▶ **Work required**
Your task is to count the lines of the entries below that include the word "this" and to give only the resulting number.

▶ **Task inputs**
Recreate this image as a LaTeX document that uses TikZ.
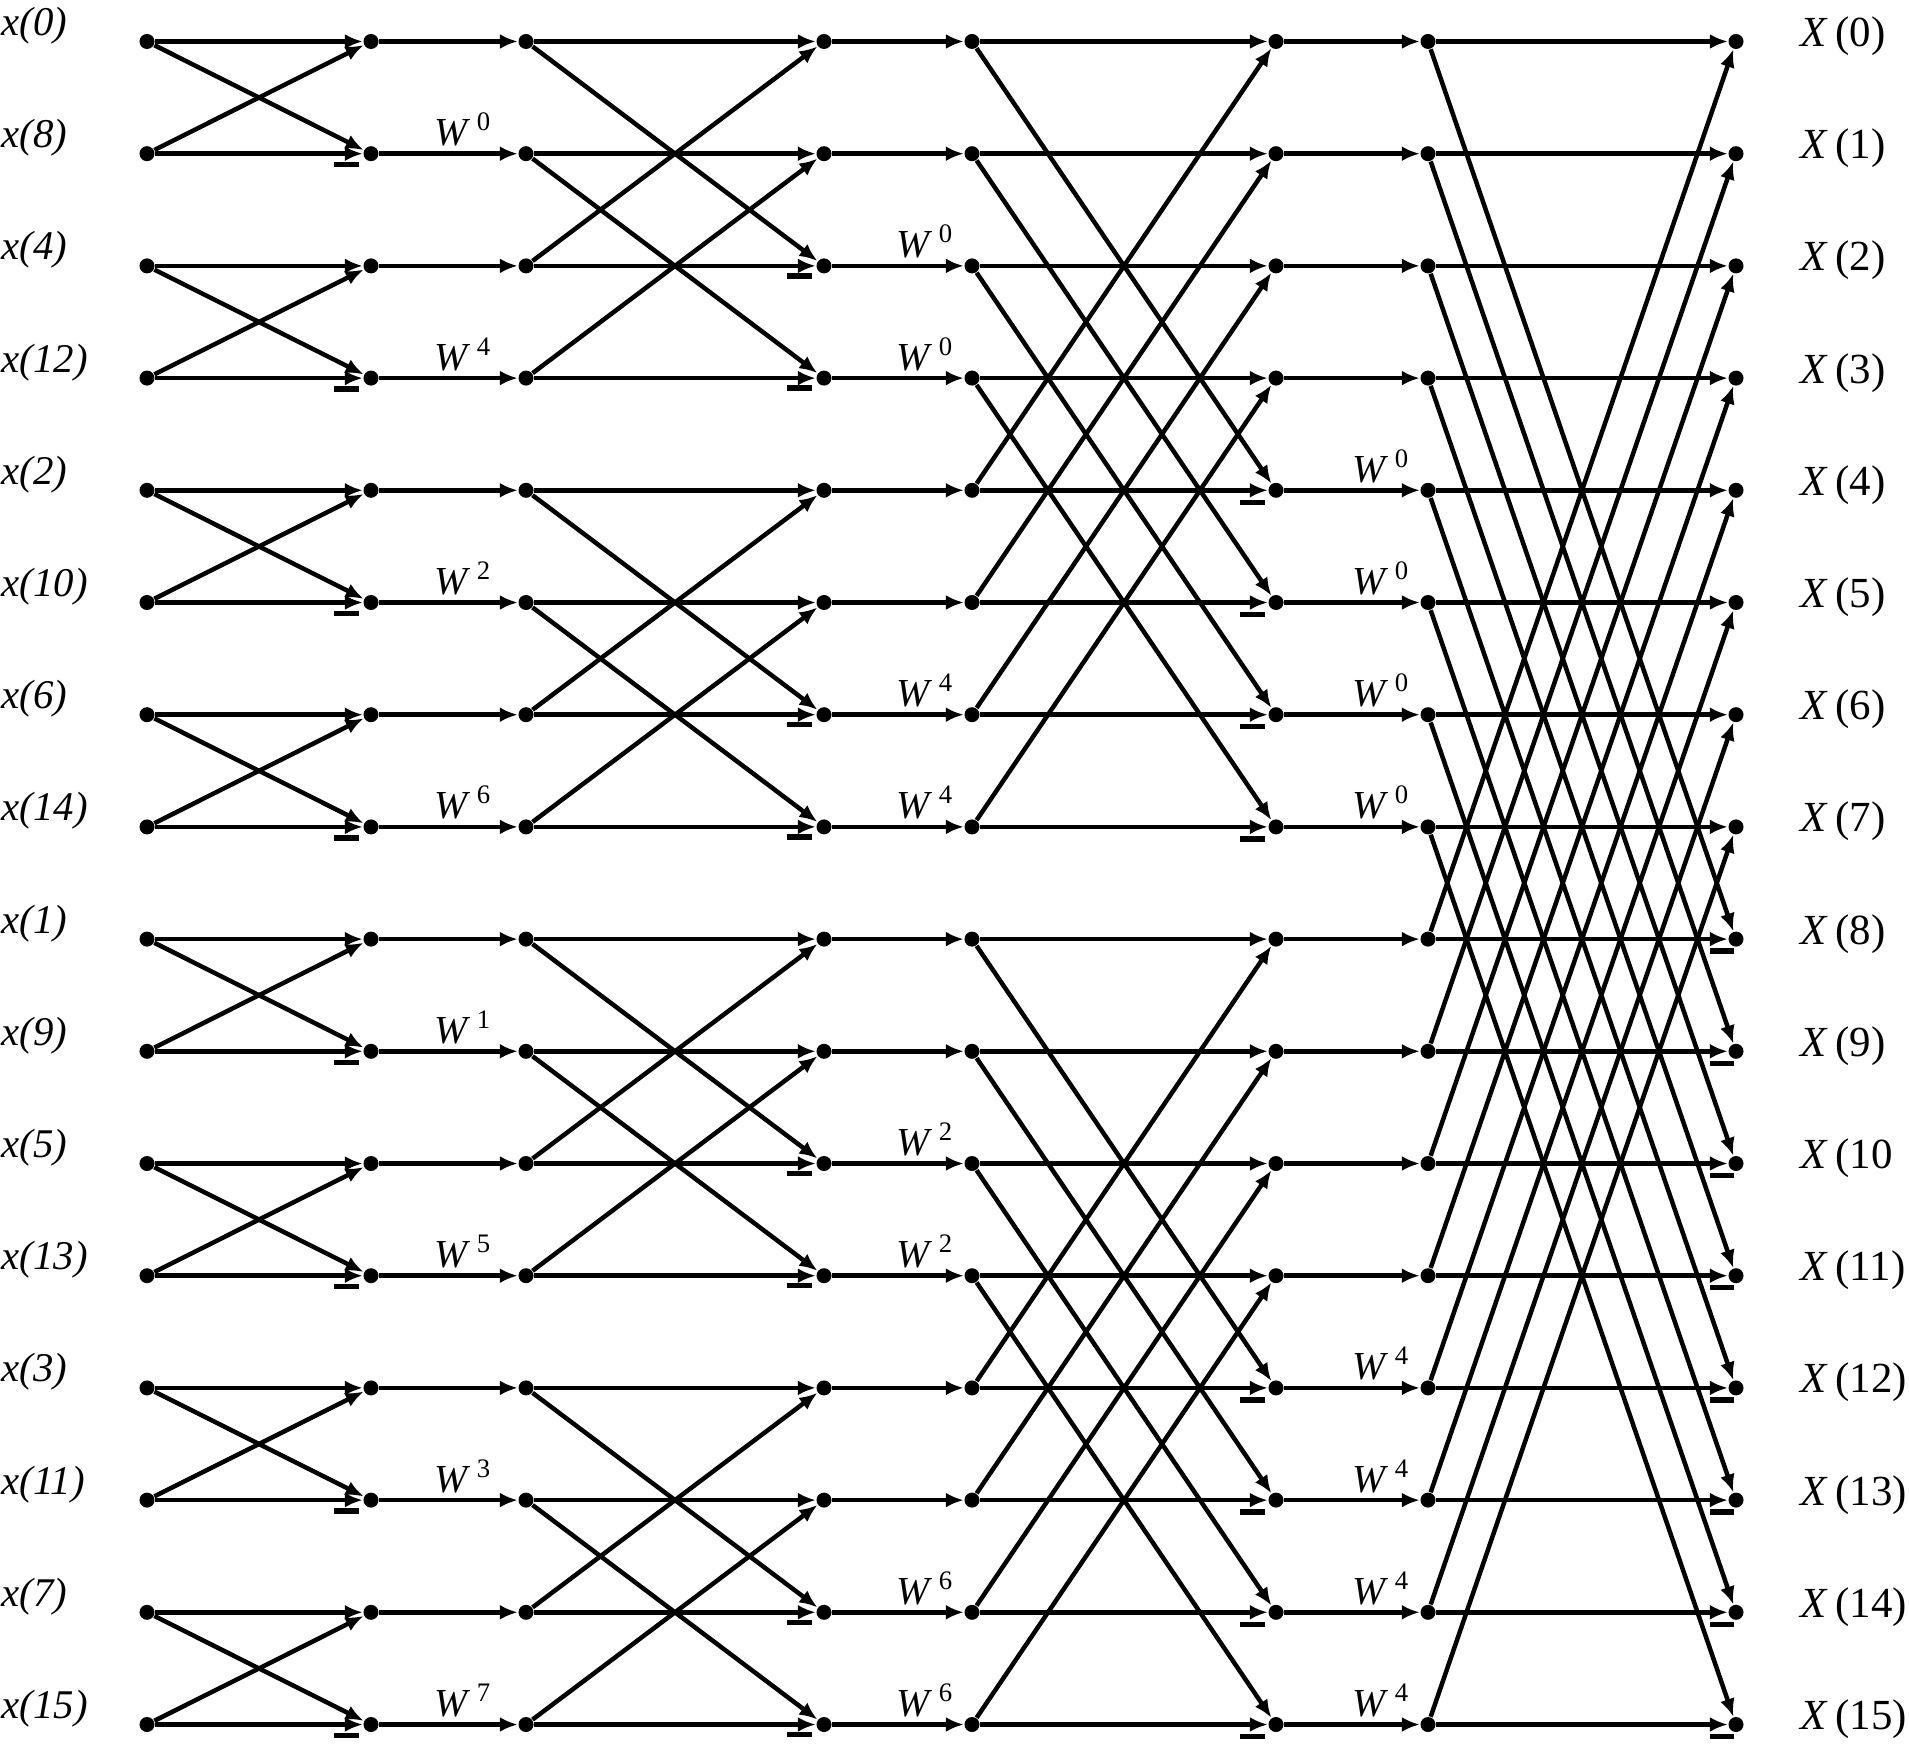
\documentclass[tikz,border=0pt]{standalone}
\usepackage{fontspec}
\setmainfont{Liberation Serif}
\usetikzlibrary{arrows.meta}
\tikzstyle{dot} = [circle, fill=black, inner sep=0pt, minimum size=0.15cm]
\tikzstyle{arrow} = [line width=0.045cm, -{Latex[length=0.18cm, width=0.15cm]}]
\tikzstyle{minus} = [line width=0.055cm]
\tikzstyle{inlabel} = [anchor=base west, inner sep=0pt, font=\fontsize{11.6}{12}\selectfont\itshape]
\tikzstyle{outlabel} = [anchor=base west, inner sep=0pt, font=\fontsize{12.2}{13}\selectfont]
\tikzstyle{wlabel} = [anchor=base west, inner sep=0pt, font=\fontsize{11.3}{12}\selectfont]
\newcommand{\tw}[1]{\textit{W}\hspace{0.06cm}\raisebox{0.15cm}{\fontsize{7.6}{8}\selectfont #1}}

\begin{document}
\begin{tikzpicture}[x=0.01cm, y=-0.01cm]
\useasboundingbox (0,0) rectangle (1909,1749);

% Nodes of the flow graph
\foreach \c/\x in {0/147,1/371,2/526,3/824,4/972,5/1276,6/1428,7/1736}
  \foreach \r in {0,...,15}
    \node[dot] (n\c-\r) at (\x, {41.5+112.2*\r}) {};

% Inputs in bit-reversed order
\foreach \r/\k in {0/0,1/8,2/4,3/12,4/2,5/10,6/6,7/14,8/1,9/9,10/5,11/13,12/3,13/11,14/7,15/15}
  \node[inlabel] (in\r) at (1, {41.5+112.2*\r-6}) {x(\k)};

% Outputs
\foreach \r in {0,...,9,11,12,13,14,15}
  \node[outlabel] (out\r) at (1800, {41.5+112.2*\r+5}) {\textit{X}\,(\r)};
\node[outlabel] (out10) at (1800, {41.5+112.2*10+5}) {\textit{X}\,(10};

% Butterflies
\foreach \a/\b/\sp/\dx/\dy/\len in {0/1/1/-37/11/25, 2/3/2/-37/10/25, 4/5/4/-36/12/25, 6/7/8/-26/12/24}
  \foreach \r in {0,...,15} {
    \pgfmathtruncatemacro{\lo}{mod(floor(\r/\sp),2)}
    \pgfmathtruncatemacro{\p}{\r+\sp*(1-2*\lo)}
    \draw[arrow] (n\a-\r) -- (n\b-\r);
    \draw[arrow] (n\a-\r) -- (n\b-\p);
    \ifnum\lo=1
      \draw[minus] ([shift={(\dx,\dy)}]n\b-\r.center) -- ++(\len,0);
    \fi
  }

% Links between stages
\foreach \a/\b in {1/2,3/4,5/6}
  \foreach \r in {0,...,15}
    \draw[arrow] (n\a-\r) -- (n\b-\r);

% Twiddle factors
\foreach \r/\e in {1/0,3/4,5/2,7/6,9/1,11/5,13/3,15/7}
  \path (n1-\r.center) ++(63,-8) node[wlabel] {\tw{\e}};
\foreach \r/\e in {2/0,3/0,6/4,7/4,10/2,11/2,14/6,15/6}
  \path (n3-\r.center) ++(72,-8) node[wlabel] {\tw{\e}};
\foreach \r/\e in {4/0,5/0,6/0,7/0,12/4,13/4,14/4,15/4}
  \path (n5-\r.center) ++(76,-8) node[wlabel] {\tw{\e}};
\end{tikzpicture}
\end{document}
...
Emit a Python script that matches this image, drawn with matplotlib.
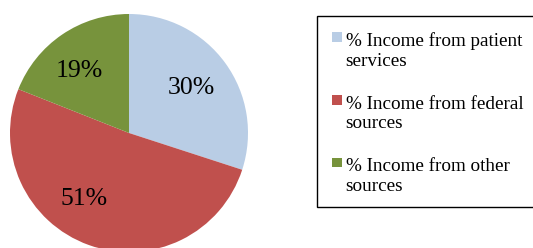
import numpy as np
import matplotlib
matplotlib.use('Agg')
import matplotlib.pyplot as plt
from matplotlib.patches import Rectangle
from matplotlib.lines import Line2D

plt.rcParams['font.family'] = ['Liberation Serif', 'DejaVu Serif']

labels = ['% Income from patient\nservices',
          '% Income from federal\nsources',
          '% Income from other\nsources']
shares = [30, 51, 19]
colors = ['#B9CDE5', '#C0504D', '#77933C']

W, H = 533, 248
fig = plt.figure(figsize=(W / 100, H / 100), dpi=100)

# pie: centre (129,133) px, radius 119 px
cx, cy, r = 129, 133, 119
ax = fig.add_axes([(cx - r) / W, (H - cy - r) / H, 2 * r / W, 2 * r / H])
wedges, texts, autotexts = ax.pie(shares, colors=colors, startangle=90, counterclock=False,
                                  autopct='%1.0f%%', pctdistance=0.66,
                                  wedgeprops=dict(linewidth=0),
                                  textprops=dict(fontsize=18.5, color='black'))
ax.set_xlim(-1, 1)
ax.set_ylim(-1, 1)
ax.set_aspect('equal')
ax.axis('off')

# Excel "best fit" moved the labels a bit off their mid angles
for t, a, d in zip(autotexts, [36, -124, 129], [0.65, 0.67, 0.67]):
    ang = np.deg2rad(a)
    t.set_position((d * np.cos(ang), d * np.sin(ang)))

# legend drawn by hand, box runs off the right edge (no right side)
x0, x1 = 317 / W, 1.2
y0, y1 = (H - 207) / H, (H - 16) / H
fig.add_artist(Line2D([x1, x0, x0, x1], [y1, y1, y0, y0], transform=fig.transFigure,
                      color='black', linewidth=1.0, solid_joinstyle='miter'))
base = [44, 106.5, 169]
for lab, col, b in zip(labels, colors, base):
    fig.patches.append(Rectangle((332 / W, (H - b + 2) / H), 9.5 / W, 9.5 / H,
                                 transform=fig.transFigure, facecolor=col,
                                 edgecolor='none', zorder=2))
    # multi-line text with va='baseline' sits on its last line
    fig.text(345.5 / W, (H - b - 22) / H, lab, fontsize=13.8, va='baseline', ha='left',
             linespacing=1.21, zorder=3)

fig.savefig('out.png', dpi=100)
--
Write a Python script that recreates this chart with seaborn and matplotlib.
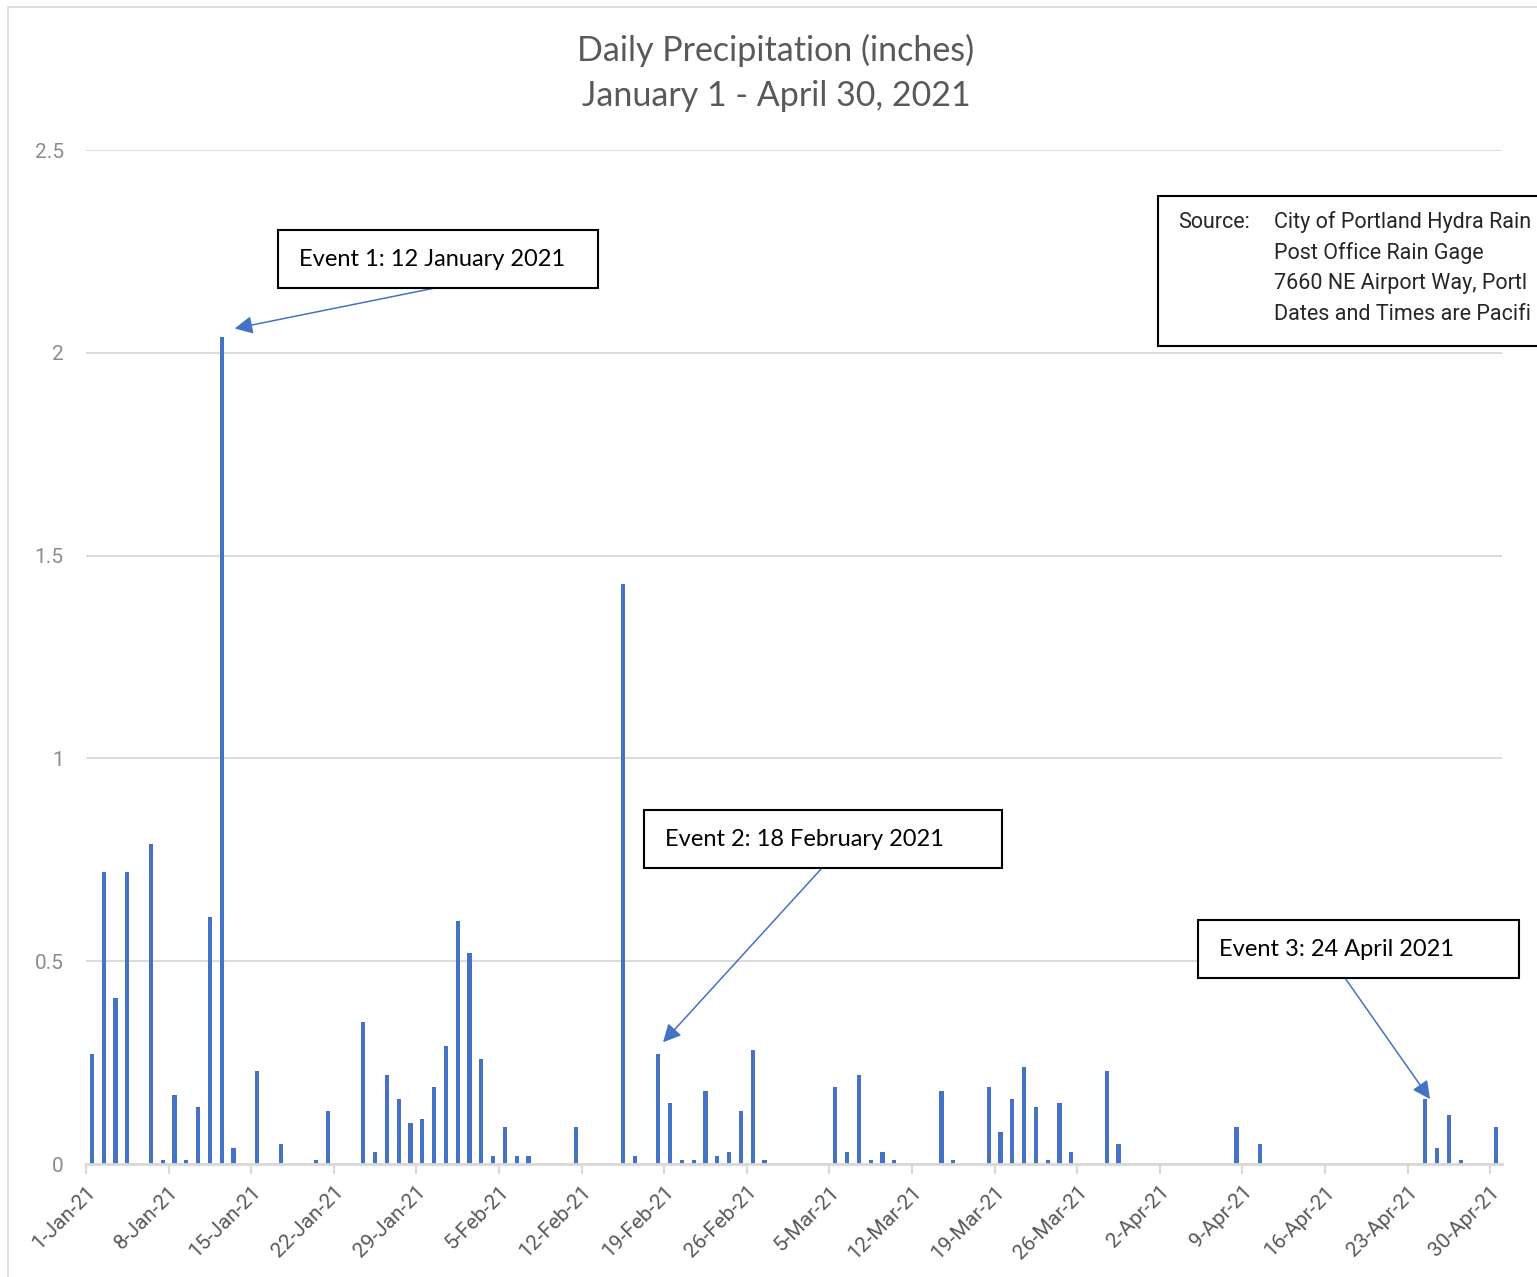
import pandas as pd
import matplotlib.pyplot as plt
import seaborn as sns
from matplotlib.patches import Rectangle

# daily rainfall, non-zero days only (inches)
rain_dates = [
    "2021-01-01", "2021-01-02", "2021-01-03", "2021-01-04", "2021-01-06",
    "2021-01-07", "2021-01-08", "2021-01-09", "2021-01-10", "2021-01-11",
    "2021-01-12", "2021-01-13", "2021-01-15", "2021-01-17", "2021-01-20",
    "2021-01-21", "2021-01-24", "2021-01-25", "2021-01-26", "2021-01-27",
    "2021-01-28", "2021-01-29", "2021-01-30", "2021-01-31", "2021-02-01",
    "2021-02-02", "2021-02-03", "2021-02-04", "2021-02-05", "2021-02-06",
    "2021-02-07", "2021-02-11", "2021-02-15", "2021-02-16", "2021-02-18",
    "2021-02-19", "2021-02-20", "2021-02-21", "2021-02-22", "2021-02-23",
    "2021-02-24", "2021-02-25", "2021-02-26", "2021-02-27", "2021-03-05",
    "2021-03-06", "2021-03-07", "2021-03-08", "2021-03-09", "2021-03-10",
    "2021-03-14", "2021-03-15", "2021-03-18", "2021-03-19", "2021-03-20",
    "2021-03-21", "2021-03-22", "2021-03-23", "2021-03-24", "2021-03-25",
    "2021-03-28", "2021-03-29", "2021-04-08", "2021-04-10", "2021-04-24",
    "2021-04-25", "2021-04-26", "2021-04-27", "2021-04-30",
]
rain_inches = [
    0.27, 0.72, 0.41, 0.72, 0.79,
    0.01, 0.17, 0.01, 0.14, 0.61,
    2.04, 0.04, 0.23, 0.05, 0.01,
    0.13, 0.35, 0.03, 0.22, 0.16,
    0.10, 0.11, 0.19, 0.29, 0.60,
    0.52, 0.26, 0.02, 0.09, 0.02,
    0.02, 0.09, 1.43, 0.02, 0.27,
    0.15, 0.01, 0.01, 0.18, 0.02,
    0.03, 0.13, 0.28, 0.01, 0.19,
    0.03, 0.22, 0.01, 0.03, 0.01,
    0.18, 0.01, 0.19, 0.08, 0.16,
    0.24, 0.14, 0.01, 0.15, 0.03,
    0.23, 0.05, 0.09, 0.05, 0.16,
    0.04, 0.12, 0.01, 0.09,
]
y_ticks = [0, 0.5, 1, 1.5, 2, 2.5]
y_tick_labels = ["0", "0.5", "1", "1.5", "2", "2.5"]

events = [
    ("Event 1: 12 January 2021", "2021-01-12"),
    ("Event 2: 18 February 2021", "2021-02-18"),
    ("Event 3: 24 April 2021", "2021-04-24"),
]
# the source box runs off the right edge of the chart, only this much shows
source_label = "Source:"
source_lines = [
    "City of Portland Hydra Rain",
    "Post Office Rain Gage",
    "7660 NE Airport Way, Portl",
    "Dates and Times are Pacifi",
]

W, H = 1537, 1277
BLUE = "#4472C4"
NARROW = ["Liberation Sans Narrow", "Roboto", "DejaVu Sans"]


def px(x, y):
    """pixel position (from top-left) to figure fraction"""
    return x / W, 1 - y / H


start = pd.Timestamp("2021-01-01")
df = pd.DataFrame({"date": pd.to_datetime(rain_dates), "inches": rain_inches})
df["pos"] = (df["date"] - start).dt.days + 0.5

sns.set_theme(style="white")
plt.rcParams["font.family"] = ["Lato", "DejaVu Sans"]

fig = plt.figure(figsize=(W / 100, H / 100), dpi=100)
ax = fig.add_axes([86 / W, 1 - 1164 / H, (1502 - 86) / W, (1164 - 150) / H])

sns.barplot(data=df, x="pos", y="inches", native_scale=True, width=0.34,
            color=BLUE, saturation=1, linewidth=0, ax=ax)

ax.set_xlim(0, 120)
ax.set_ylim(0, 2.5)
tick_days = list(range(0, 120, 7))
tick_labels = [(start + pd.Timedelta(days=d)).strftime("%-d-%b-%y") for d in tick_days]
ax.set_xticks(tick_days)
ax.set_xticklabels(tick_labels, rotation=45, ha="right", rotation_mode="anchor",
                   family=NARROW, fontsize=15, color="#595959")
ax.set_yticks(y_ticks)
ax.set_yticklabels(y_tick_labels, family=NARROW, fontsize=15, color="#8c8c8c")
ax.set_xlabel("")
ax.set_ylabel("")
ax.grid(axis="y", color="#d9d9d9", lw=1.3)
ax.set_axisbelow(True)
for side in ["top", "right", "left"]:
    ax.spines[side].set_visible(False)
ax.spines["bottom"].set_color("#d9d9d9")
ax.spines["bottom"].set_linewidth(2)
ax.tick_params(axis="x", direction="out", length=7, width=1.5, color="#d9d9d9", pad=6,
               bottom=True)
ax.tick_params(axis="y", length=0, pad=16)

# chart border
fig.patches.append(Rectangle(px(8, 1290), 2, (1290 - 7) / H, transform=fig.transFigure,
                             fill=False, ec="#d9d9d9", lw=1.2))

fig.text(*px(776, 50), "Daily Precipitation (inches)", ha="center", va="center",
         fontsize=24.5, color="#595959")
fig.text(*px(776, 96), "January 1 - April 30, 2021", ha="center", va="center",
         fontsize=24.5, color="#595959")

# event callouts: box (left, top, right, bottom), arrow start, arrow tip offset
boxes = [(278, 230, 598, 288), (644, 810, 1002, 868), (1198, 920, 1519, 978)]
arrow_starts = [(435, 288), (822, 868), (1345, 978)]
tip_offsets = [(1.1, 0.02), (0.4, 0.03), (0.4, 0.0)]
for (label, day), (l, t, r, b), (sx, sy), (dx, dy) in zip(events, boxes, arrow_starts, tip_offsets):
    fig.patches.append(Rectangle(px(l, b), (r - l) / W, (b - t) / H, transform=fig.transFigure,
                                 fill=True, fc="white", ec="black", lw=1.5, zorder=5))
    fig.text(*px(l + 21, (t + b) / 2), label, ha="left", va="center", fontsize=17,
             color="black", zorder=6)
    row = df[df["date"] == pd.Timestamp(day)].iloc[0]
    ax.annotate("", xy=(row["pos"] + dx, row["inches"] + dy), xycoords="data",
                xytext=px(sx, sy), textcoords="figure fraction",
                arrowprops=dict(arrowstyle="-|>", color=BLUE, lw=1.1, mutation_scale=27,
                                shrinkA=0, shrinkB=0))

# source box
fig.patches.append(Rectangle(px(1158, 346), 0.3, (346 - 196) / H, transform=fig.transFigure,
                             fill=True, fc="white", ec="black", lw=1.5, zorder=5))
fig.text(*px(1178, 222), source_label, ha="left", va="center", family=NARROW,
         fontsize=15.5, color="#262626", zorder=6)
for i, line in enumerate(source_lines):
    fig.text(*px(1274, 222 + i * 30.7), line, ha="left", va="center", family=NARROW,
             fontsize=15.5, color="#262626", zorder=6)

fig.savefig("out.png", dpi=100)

▶ **Final result**
4